● Short exercise: Every line of the material is to be quoted verbatim, minus the pictures.

● Collected data:
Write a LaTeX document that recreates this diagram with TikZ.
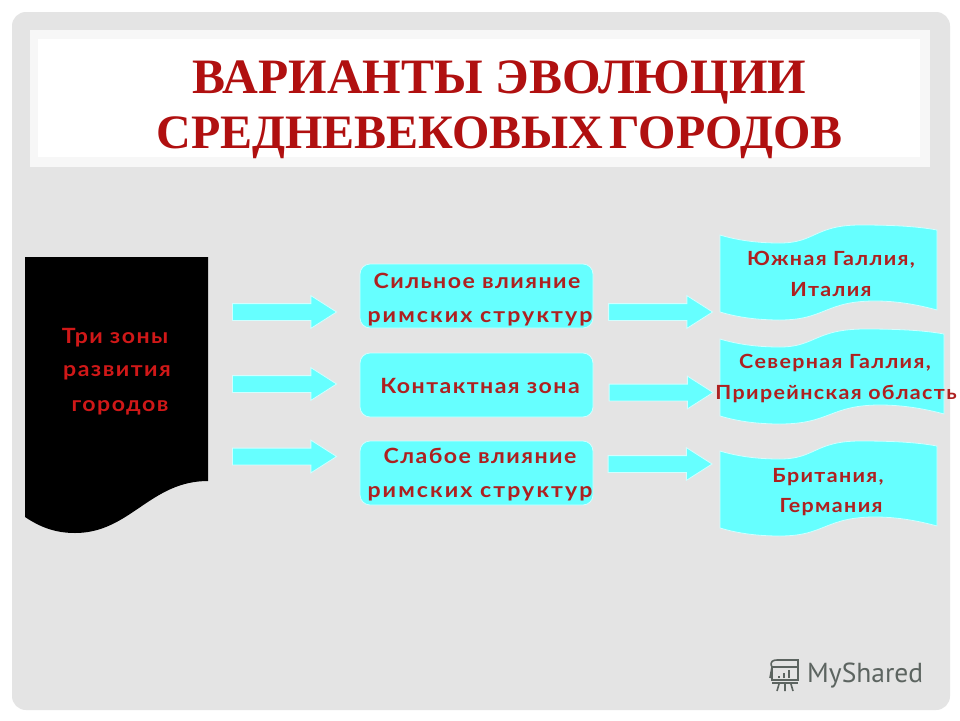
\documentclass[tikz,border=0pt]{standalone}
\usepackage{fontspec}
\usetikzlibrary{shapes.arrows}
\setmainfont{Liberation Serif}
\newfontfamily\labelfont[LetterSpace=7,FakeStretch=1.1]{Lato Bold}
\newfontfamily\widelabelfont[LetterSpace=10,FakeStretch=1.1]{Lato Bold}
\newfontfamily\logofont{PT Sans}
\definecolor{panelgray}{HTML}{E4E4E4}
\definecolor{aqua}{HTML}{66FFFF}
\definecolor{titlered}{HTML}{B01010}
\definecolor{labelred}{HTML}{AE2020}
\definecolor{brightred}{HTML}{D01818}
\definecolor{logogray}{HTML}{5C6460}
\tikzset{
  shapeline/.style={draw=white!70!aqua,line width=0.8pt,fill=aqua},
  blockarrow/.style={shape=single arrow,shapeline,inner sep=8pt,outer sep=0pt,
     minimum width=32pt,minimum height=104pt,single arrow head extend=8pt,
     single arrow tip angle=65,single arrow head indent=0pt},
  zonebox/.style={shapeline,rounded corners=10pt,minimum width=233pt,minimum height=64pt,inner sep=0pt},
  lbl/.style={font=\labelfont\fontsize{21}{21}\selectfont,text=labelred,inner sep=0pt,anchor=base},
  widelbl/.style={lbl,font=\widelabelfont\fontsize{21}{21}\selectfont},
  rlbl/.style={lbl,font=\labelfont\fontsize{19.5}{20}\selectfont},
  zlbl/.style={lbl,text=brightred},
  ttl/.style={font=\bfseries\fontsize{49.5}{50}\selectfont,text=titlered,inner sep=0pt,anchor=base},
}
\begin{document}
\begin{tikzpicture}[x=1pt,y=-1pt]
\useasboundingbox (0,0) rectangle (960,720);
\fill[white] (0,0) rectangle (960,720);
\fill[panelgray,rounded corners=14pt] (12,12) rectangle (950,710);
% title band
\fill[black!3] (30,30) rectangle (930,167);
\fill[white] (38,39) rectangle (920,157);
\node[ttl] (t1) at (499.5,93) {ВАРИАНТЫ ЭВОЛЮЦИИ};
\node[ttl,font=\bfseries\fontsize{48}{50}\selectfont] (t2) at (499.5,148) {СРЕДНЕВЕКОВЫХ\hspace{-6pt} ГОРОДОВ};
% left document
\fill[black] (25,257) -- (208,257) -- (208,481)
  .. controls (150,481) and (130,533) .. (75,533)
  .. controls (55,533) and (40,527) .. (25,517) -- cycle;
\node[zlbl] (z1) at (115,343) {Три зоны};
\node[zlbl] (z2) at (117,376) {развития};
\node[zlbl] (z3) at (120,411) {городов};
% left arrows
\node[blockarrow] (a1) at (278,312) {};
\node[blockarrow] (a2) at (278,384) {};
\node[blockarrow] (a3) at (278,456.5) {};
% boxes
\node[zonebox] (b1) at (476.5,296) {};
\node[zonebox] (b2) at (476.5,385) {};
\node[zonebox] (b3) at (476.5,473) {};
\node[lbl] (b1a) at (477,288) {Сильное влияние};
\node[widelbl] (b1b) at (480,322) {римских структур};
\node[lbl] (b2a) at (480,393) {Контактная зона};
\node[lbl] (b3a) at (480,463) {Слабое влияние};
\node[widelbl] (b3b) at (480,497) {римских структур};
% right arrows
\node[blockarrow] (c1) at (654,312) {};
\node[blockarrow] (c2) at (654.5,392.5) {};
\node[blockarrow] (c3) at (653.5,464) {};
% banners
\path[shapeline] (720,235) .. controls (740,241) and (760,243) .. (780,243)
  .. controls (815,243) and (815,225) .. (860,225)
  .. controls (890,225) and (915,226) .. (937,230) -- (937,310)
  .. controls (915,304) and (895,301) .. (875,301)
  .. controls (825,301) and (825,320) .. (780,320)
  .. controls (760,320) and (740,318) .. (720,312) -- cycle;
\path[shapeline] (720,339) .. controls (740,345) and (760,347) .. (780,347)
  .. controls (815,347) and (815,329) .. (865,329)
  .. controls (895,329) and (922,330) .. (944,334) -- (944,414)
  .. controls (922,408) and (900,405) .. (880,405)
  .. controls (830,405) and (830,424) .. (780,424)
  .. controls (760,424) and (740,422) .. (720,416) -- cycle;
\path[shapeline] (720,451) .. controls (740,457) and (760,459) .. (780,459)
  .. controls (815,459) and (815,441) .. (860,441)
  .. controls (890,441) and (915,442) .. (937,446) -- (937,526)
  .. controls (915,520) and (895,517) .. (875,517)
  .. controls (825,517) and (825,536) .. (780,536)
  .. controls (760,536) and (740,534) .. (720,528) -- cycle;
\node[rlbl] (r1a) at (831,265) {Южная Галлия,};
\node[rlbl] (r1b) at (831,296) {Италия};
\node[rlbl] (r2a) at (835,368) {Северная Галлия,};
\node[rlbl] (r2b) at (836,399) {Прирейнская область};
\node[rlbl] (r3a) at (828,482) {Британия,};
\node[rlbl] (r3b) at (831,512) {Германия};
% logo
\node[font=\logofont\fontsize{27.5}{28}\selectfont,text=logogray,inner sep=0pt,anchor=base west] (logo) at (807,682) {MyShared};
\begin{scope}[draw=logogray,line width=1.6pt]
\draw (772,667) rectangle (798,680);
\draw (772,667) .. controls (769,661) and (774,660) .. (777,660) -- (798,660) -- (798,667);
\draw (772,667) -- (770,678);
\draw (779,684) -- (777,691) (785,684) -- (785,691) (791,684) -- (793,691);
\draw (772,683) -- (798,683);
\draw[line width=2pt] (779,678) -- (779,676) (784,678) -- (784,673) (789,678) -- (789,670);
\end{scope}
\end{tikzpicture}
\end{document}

● Correct answer:
Write a LaTeX document that recreates this diagram with TikZ.
\documentclass[tikz,border=0pt]{standalone}
\usepackage{fontspec}
\usetikzlibrary{shapes.arrows}
\setmainfont{Liberation Serif}
\newfontfamily\labelfont[LetterSpace=7,FakeStretch=1.1]{Lato Bold}
\newfontfamily\widelabelfont[LetterSpace=10,FakeStretch=1.1]{Lato Bold}
\newfontfamily\logofont{PT Sans}
\definecolor{panelgray}{HTML}{E4E4E4}
\definecolor{aqua}{HTML}{66FFFF}
\definecolor{titlered}{HTML}{B01010}
\definecolor{labelred}{HTML}{AE2020}
\definecolor{brightred}{HTML}{D01818}
\definecolor{logogray}{HTML}{5C6460}
\tikzset{
  shapeline/.style={draw=white!70!aqua,line width=0.8pt,fill=aqua},
  blockarrow/.style={shape=single arrow,shapeline,inner sep=8pt,outer sep=0pt,
     minimum width=32pt,minimum height=104pt,single arrow head extend=8pt,
     single arrow tip angle=65,single arrow head indent=0pt},
  zonebox/.style={shapeline,rounded corners=10pt,minimum width=233pt,minimum height=64pt,inner sep=0pt},
  lbl/.style={font=\labelfont\fontsize{21}{21}\selectfont,text=labelred,inner sep=0pt,anchor=base},
  widelbl/.style={lbl,font=\widelabelfont\fontsize{21}{21}\selectfont},
  rlbl/.style={lbl,font=\labelfont\fontsize{19.5}{20}\selectfont},
  zlbl/.style={lbl,text=brightred},
  ttl/.style={font=\bfseries\fontsize{49.5}{50}\selectfont,text=titlered,inner sep=0pt,anchor=base},
}
\begin{document}
\begin{tikzpicture}[x=1pt,y=-1pt]
\useasboundingbox (0,0) rectangle (960,720);
\fill[white] (0,0) rectangle (960,720);
\fill[panelgray,rounded corners=14pt] (12,12) rectangle (950,710);
% title band
\fill[black!3] (30,30) rectangle (930,167);
\fill[white] (38,39) rectangle (920,157);
\node[ttl] (t1) at (499.5,93) {ВАРИАНТЫ ЭВОЛЮЦИИ};
\node[ttl,font=\bfseries\fontsize{48}{50}\selectfont] (t2) at (499.5,148) {СРЕДНЕВЕКОВЫХ\hspace{-6pt} ГОРОДОВ};
% left document
\fill[black] (25,257) -- (208,257) -- (208,481)
  .. controls (150,481) and (130,533) .. (75,533)
  .. controls (55,533) and (40,527) .. (25,517) -- cycle;
\node[zlbl] (z1) at (115,343) {Три зоны};
\node[zlbl] (z2) at (117,376) {развития};
\node[zlbl] (z3) at (120,411) {городов};
% left arrows
\node[blockarrow] (a1) at (278,312) {};
\node[blockarrow] (a2) at (278,384) {};
\node[blockarrow] (a3) at (278,456.5) {};
% boxes
\node[zonebox] (b1) at (476.5,296) {};
\node[zonebox] (b2) at (476.5,385) {};
\node[zonebox] (b3) at (476.5,473) {};
\node[lbl] (b1a) at (477,288) {Сильное влияние};
\node[widelbl] (b1b) at (480,322) {римских структур};
\node[lbl] (b2a) at (480,393) {Контактная зона};
\node[lbl] (b3a) at (480,463) {Слабое влияние};
\node[widelbl] (b3b) at (480,497) {римских структур};
% right arrows
\node[blockarrow] (c1) at (654,312) {};
\node[blockarrow] (c2) at (654.5,392.5) {};
\node[blockarrow] (c3) at (653.5,464) {};
% banners
\path[shapeline] (720,235) .. controls (740,241) and (760,243) .. (780,243)
  .. controls (815,243) and (815,225) .. (860,225)
  .. controls (890,225) and (915,226) .. (937,230) -- (937,310)
  .. controls (915,304) and (895,301) .. (875,301)
  .. controls (825,301) and (825,320) .. (780,320)
  .. controls (760,320) and (740,318) .. (720,312) -- cycle;
\path[shapeline] (720,339) .. controls (740,345) and (760,347) .. (780,347)
  .. controls (815,347) and (815,329) .. (865,329)
  .. controls (895,329) and (922,330) .. (944,334) -- (944,414)
  .. controls (922,408) and (900,405) .. (880,405)
  .. controls (830,405) and (830,424) .. (780,424)
  .. controls (760,424) and (740,422) .. (720,416) -- cycle;
\path[shapeline] (720,451) .. controls (740,457) and (760,459) .. (780,459)
  .. controls (815,459) and (815,441) .. (860,441)
  .. controls (890,441) and (915,442) .. (937,446) -- (937,526)
  .. controls (915,520) and (895,517) .. (875,517)
  .. controls (825,517) and (825,536) .. (780,536)
  .. controls (760,536) and (740,534) .. (720,528) -- cycle;
\node[rlbl] (r1a) at (831,265) {Южная Галлия,};
\node[rlbl] (r1b) at (831,296) {Италия};
\node[rlbl] (r2a) at (835,368) {Северная Галлия,};
\node[rlbl] (r2b) at (836,399) {Прирейнская область};
\node[rlbl] (r3a) at (828,482) {Британия,};
\node[rlbl] (r3b) at (831,512) {Германия};
% logo
\node[font=\logofont\fontsize{27.5}{28}\selectfont,text=logogray,inner sep=0pt,anchor=base west] (logo) at (807,682) {MyShared};
\begin{scope}[draw=logogray,line width=1.6pt]
\draw (772,667) rectangle (798,680);
\draw (772,667) .. controls (769,661) and (774,660) .. (777,660) -- (798,660) -- (798,667);
\draw (772,667) -- (770,678);
\draw (779,684) -- (777,691) (785,684) -- (785,691) (791,684) -- (793,691);
\draw (772,683) -- (798,683);
\draw[line width=2pt] (779,678) -- (779,676) (784,678) -- (784,673) (789,678) -- (789,670);
\end{scope}
\end{tikzpicture}
\end{document}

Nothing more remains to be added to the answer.